Commissioner Mike Nichols — who reportedly has told residents Los Antojitos is trying to be a “nightclub, not a restaurant” — said the restaurants have made some efforts to lower the noise and said he understands the noise “will get under your skin.”

“We want to pass something that is going to be fair to you (Harbison) and fair to the citizens as well,” Nichols said. “We want to do it right the first time and look at everything. There are going to be parts you aren’t going to like.”

When there is a draft ordinance, Nichols said he will take it to St. Andrews for more feedback.

In other news, the commission voted to:

• Hire GAC Construction to demolish the shotgun houses the city purchased on Washington, Roosevelt and Carver drives for $53,000. The idea of saving one for a museum — a request residents had made early on, but which fell by the wayside — was briefly considered before Commissioner Ken Brown put his foot down.

“We don’t need that,” he said. “We got enough history in Glenwood. The ground is soaked with blood. We got it. Some of that we don’t need.”

He said the houses weren’t a true shotgun, as they have side rooms and reflected “bad” history. If a shotgun house is needed for the museum, he said the city should get a real one.

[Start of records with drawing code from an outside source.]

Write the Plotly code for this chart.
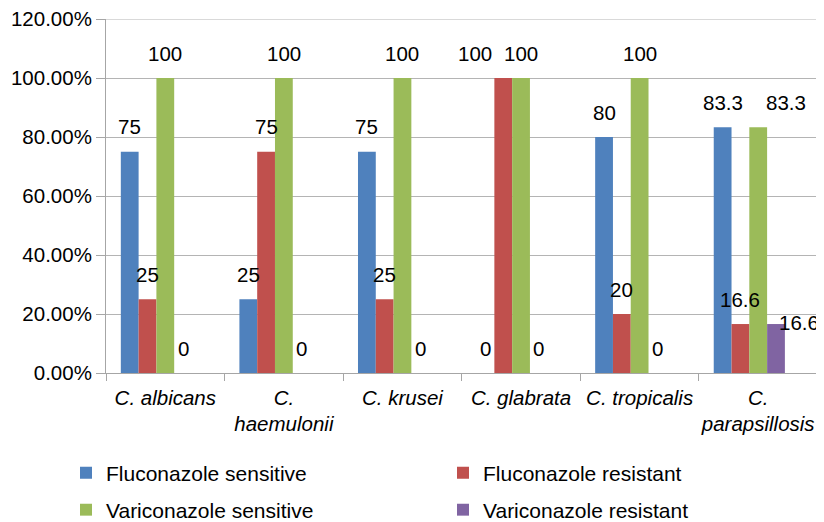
import plotly.graph_objects as go

categories = ["C. albicans", "C.<br>haemulonii", "C. krusei", "C. glabrata", "C. tropicalis", "C.<br>parapsillosis"]
series_names = ["Fluconazole sensitive", "Fluconazole resistant", "Variconazole sensitive", "Variconazole resistant"]
fluconazole_sensitive = [75, 25, 75, 0, 80, 83.3]
fluconazole_resistant = [25, 75, 25, 100, 20, 16.6]
variconazole_sensitive = [100, 100, 100, 100, 100, 83.3]
variconazole_resistant = [0, 0, 0, 0, 0, 16.6]
series_values = [fluconazole_sensitive, fluconazole_resistant, variconazole_sensitive, variconazole_resistant]
y_tick_values = [0, 0.2, 0.4, 0.6, 0.8, 1.0, 1.2]

colors = ["#4F81BD", "#C0504D", "#9BBB59", "#8064A2"]
bar_width = 0.15
offsets = [-0.375, -0.225, -0.075, 0.075]
legend_ids = ["legend", "legend2", "legend3", "legend4"]
FONT = "Liberation Sans, Arial, sans-serif"
W, H = 824, 522

# label shifts (style only): (series index, category index) -> (xshift, yshift)
label_shift = {(1, 3): (-28, 25), (2, 5): (28, 25), (3, 5): (23, 2)}

fig = go.Figure()
annotations = []
for j, (name, vals) in enumerate(zip(series_names, series_values)):
    fig.add_trace(go.Bar(
        x=categories, y=[v / 100 for v in vals], name=name,
        marker=dict(color=colors[j], line=dict(width=0)),
        width=bar_width, offset=offsets[j], legend=legend_ids[j],
        showlegend=True,
    ))
    for i, v in enumerate(vals):
        xs, ys = label_shift.get((j, i), (0, 25))
        annotations.append(dict(
            x=i + offsets[j] + bar_width / 2, y=v / 100, xref="x", yref="y",
            text=f"{v:g}", showarrow=False, xshift=xs, yshift=ys,
            font=dict(size=20.5, color="#000000", family=FONT),
        ))

axis_col = "#A6A6A6"
grid_col = "#B4B4B4"

# top gridline at the end of the value range
fig.add_shape(type="line", xref="paper", yref="y", x0=0, x1=1,
              y0=y_tick_values[-1], y1=y_tick_values[-1],
              line=dict(color=grid_col, width=1), layer="below")


def legend_at(px, py):
    return dict(
        orientation="h", xref="container", yref="container",
        x=px / W, y=1 - py / H, yanchor="middle", xanchor="left",
        font=dict(size=21, family=FONT), bgcolor="rgba(0,0,0,0)",
    )


fig.update_layout(
    width=W, height=H,
    margin=dict(l=98, r=11, t=11, b=157, autoexpand=False),
    paper_bgcolor="white", plot_bgcolor="white",
    font=dict(family=FONT, color="#000000"),
    barmode="group",
    showlegend=True,
    annotations=annotations,
    xaxis=dict(
        type="category", tickson="boundaries", ticks="outside", ticklen=7,
        tickcolor=axis_col, showline=True, linecolor=axis_col, linewidth=1,
        showgrid=False, tickfont=dict(size=20.5, style="italic", family=FONT),
        tickangle=0, automargin=False, ticklabelstandoff=6,
        ticklabeloverflow="allow",
    ),
    yaxis=dict(
        range=[0, 1.2], tickvals=y_tick_values, tickformat=".2%",
        showgrid=True, gridcolor=grid_col, gridwidth=1, zeroline=False,
        showline=True, linecolor=axis_col, ticks="outside", ticklen=9,
        tickcolor=axis_col, tickfont=dict(size=20.5, family=FONT),
        automargin=False, ticklabeloverflow="allow",
    ),
    legend=legend_at(58, 465),
    legend2=legend_at(435, 465),
    legend3=legend_at(58, 502),
    legend4=legend_at(435, 502),
)

fig.write_html("out.html")
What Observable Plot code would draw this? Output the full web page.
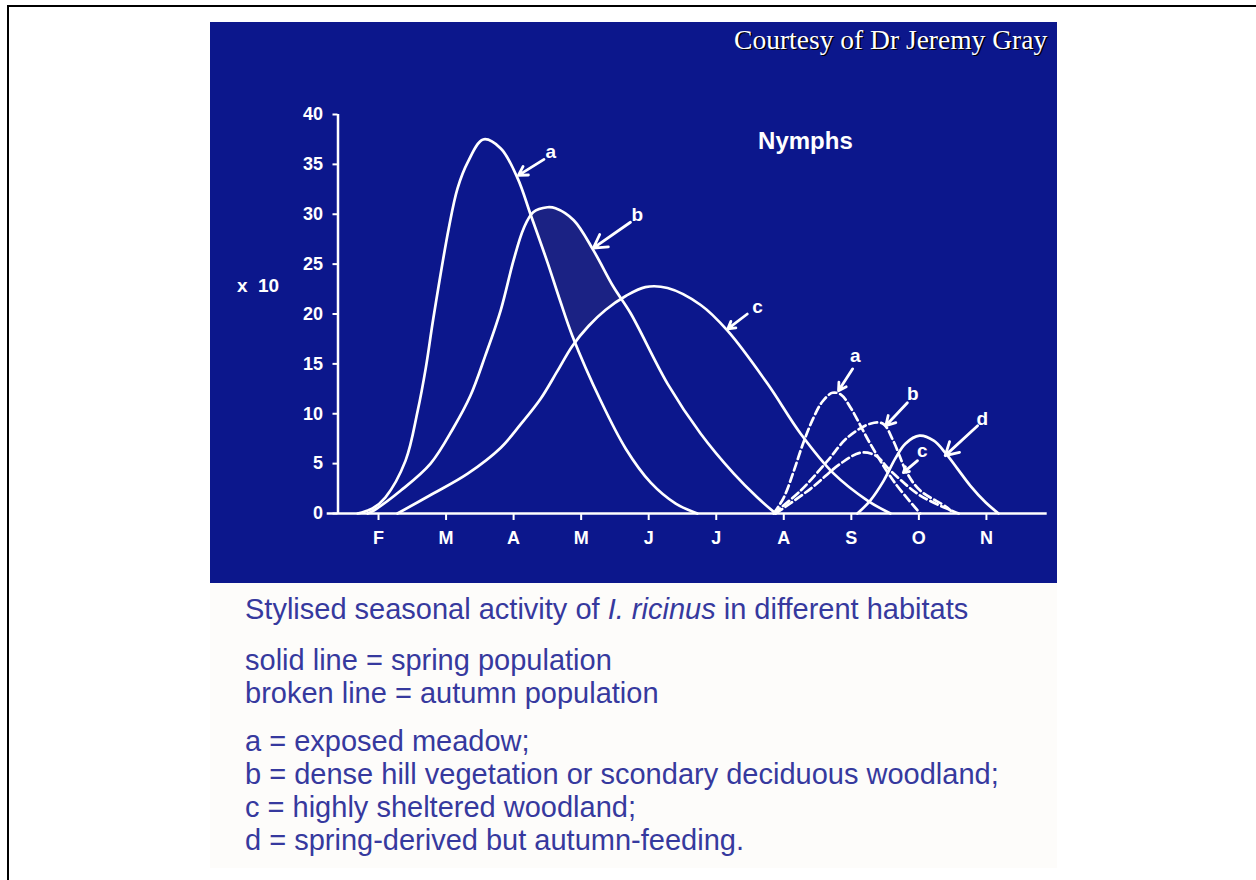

• Lift the 1997 ban of skateboarding south of 15th Street, east of Mulberry Avenue and west of Magnolia Avenue.

When lifting the ban, the commission warned skateboarding still is not allowed in the road, and skateboarders cannot grind on or destroy public property. Mayor Greg Brudnicki said skateboarders should police themselves and report “knuckleheads” to law enforcement.

A request for proposals to build a skate park is expected to go out next month, said interim city manager Jared Jones. Part of the request will be determining where the park should go. Its budget is $250,000.